▶ Task objective
Please, without the pictures, retype exactly the lines from the start of the material through the line that holds "[53.2,0.158],[60.1,0.148],[62.9,0.145],[70.1,0.139],[80,0.130]];".

▶ Raw data
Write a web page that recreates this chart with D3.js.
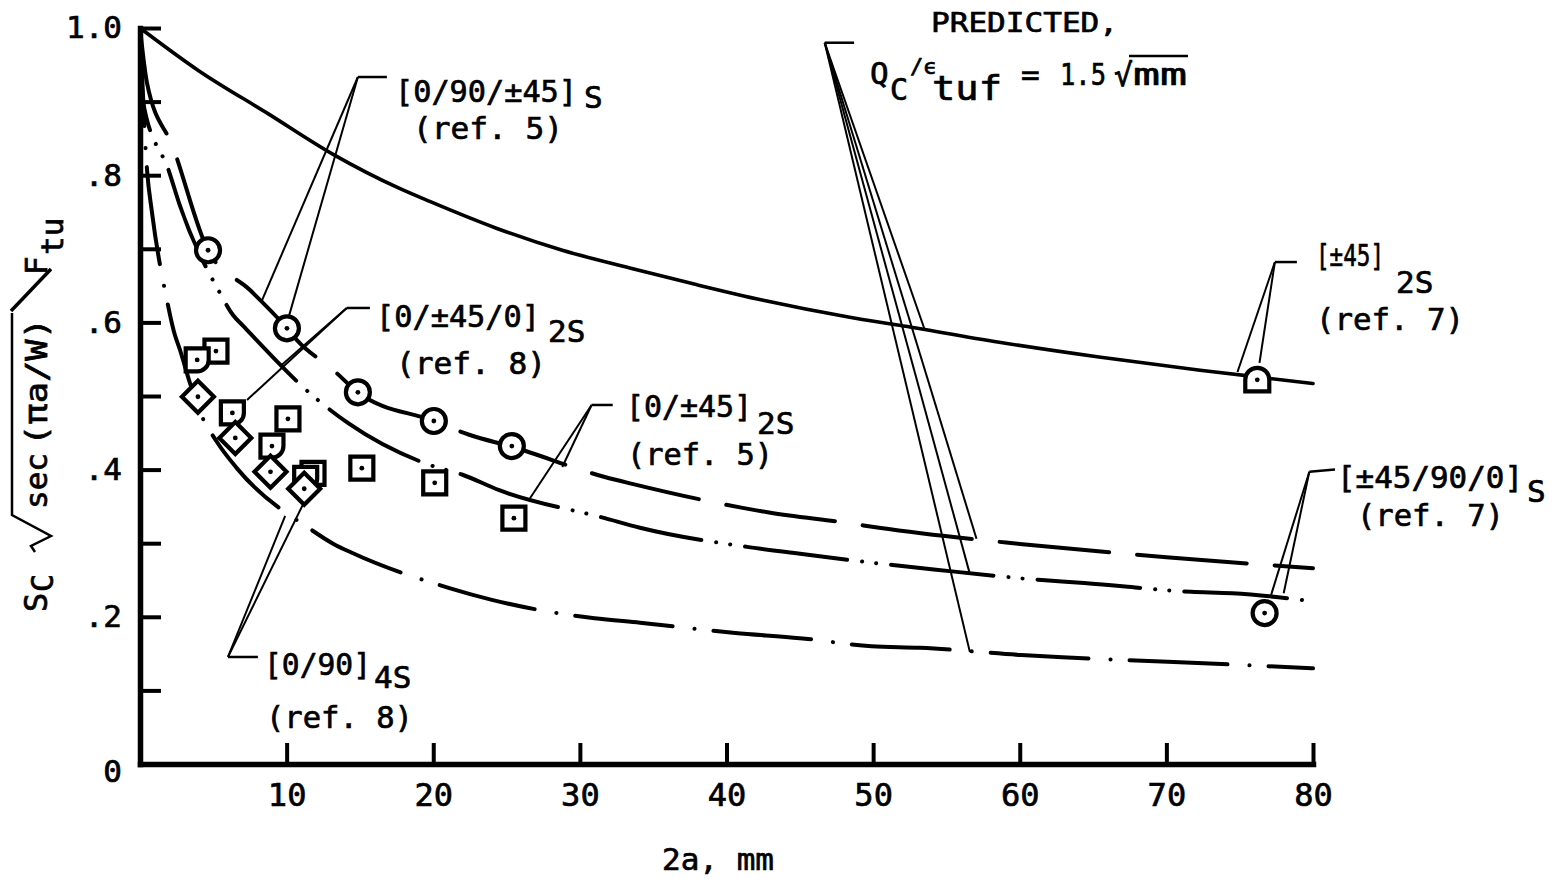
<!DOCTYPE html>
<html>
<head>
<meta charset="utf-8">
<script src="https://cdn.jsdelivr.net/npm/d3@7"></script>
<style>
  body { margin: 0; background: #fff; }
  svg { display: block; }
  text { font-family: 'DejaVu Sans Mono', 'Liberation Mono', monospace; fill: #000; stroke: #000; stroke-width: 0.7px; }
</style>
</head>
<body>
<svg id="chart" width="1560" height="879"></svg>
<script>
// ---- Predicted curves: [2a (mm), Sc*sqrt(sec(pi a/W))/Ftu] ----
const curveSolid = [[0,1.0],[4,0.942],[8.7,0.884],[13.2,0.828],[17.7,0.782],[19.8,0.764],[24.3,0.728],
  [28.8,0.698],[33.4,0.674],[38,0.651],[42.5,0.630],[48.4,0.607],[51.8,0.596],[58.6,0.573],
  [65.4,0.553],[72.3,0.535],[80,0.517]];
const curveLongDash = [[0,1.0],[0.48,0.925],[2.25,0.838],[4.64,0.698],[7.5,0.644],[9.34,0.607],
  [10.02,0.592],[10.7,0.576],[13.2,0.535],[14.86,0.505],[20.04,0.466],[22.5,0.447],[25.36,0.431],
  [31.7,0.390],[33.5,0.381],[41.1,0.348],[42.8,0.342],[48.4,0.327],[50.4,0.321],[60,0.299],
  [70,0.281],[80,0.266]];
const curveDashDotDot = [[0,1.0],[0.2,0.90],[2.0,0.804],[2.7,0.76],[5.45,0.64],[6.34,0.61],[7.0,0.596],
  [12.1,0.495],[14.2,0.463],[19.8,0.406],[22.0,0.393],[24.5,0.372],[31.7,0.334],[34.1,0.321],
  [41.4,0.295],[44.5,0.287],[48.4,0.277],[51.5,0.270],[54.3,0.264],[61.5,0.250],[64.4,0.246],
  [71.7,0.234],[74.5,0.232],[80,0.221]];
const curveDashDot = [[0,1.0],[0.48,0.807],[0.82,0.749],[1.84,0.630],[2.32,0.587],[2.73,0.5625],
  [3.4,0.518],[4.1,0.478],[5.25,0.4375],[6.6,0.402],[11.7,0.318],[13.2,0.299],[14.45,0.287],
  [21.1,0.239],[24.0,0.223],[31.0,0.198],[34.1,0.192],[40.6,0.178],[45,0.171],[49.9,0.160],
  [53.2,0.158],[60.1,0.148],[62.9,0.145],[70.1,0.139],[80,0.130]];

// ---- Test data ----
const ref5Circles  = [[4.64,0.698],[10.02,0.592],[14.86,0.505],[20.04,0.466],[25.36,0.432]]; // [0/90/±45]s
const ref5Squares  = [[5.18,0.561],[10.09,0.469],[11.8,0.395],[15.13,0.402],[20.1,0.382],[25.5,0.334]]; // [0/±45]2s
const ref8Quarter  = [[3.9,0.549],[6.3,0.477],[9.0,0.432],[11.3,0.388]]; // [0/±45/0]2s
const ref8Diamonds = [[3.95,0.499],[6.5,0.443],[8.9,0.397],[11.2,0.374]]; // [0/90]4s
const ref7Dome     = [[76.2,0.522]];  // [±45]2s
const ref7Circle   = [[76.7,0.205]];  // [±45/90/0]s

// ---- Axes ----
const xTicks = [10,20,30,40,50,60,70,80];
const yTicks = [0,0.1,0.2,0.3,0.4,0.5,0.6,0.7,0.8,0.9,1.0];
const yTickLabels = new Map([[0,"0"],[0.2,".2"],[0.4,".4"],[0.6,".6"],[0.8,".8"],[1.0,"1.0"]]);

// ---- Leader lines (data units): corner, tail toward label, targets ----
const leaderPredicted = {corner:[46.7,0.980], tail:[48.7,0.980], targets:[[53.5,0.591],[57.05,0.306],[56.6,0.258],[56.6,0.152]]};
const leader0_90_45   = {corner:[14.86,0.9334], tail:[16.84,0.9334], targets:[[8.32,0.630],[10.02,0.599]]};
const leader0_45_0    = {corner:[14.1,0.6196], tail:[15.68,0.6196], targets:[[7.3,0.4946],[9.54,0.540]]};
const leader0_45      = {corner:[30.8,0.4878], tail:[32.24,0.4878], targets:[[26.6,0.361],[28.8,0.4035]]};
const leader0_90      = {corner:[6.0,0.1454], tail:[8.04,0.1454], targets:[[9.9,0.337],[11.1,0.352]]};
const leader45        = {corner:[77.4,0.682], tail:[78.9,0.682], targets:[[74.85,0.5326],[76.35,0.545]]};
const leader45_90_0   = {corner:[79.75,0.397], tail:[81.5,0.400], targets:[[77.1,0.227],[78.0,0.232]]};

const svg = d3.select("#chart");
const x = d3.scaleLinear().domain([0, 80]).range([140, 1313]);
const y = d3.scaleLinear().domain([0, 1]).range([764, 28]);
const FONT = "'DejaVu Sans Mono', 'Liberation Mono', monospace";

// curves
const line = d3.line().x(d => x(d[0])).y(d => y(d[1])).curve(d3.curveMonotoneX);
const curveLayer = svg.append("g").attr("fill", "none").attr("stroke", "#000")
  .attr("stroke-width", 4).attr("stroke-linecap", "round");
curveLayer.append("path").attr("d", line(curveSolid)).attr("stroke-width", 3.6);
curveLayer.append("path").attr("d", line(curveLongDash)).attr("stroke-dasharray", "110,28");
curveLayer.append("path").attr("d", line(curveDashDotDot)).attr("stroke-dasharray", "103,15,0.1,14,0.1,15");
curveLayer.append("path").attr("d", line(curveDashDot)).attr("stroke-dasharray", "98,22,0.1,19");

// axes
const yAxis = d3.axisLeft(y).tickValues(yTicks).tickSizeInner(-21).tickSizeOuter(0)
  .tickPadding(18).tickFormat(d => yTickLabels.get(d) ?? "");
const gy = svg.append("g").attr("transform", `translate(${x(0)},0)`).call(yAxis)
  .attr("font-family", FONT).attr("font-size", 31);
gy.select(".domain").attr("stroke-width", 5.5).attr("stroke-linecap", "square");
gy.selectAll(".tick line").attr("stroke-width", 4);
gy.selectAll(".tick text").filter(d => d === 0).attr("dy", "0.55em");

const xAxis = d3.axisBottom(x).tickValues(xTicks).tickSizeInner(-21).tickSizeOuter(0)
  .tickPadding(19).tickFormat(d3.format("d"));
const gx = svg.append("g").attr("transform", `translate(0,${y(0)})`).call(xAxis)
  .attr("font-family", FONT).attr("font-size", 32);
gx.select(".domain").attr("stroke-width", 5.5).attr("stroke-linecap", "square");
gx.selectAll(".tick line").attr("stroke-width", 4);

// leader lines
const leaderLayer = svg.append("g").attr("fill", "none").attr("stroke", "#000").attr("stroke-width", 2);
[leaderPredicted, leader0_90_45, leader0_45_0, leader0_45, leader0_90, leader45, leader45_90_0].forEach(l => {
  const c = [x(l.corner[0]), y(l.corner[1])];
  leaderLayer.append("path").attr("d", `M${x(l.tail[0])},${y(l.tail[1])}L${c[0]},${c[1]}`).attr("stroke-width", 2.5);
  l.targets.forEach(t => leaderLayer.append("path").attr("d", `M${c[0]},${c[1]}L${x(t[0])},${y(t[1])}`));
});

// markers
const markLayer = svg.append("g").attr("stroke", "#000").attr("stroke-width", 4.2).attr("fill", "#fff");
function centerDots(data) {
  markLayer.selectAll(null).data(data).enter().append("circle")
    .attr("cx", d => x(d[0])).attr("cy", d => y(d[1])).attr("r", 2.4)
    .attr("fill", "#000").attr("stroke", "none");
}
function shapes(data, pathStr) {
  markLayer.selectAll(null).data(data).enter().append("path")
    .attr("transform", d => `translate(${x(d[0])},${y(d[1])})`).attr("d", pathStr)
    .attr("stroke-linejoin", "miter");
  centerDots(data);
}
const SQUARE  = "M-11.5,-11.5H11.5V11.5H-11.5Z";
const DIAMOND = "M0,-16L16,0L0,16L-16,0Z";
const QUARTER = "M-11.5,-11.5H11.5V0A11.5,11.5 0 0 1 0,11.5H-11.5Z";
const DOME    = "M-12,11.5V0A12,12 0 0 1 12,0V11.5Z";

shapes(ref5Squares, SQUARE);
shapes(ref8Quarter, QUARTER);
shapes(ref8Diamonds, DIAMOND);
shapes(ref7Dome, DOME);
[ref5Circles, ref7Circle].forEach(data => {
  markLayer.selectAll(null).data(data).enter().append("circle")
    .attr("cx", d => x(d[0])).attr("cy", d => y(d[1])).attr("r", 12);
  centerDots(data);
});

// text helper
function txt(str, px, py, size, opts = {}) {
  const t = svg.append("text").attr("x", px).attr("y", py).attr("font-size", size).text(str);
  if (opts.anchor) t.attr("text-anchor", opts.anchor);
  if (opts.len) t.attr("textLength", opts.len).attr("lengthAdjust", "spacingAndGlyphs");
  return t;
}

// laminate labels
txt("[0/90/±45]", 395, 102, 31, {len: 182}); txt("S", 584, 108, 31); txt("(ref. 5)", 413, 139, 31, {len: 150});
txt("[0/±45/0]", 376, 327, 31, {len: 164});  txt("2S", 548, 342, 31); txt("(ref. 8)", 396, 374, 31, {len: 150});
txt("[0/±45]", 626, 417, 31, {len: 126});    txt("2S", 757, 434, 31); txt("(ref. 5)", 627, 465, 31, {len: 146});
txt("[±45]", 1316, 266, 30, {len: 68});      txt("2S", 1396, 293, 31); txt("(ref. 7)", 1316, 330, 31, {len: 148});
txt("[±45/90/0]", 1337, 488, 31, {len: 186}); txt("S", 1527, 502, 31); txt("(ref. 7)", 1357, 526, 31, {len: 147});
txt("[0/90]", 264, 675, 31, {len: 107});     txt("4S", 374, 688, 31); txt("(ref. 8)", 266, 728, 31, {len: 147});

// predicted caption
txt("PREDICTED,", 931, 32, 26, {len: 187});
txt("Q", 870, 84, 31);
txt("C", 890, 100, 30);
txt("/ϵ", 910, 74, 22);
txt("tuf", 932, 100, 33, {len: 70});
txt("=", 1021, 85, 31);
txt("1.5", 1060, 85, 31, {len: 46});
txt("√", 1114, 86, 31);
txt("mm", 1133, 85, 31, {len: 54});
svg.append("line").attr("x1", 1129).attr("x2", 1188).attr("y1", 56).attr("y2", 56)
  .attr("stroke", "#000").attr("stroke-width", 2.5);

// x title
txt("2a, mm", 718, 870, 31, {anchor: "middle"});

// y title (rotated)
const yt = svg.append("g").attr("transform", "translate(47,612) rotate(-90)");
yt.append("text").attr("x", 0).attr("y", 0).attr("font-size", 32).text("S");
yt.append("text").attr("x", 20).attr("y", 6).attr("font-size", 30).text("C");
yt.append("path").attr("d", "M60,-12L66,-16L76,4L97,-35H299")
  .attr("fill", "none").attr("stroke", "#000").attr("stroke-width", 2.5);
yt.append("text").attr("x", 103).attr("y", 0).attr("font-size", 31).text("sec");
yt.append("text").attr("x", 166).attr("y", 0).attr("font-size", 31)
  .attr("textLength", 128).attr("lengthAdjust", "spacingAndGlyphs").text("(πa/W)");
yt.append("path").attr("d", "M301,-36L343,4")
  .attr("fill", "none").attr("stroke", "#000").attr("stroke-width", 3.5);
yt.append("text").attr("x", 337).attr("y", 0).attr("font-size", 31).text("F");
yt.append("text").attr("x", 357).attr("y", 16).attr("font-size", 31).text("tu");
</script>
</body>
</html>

▶ Answer to this exercise
Write a web page that recreates this chart with D3.js.
<!DOCTYPE html>
<html>
<head>
<meta charset="utf-8">
<script src="https://cdn.jsdelivr.net/npm/d3@7"></script>
<style>
  body { margin: 0; background: #fff; }
  svg { display: block; }
  text { font-family: 'DejaVu Sans Mono', 'Liberation Mono', monospace; fill: #000; stroke: #000; stroke-width: 0.7px; }
</style>
</head>
<body>
<svg id="chart" width="1560" height="879"></svg>
<script>
// ---- Predicted curves: [2a (mm), Sc*sqrt(sec(pi a/W))/Ftu] ----
const curveSolid = [[0,1.0],[4,0.942],[8.7,0.884],[13.2,0.828],[17.7,0.782],[19.8,0.764],[24.3,0.728],
  [28.8,0.698],[33.4,0.674],[38,0.651],[42.5,0.630],[48.4,0.607],[51.8,0.596],[58.6,0.573],
  [65.4,0.553],[72.3,0.535],[80,0.517]];
const curveLongDash = [[0,1.0],[0.48,0.925],[2.25,0.838],[4.64,0.698],[7.5,0.644],[9.34,0.607],
  [10.02,0.592],[10.7,0.576],[13.2,0.535],[14.86,0.505],[20.04,0.466],[22.5,0.447],[25.36,0.431],
  [31.7,0.390],[33.5,0.381],[41.1,0.348],[42.8,0.342],[48.4,0.327],[50.4,0.321],[60,0.299],
  [70,0.281],[80,0.266]];
const curveDashDotDot = [[0,1.0],[0.2,0.90],[2.0,0.804],[2.7,0.76],[5.45,0.64],[6.34,0.61],[7.0,0.596],
  [12.1,0.495],[14.2,0.463],[19.8,0.406],[22.0,0.393],[24.5,0.372],[31.7,0.334],[34.1,0.321],
  [41.4,0.295],[44.5,0.287],[48.4,0.277],[51.5,0.270],[54.3,0.264],[61.5,0.250],[64.4,0.246],
  [71.7,0.234],[74.5,0.232],[80,0.221]];
const curveDashDot = [[0,1.0],[0.48,0.807],[0.82,0.749],[1.84,0.630],[2.32,0.587],[2.73,0.5625],
  [3.4,0.518],[4.1,0.478],[5.25,0.4375],[6.6,0.402],[11.7,0.318],[13.2,0.299],[14.45,0.287],
  [21.1,0.239],[24.0,0.223],[31.0,0.198],[34.1,0.192],[40.6,0.178],[45,0.171],[49.9,0.160],
  [53.2,0.158],[60.1,0.148],[62.9,0.145],[70.1,0.139],[80,0.130]];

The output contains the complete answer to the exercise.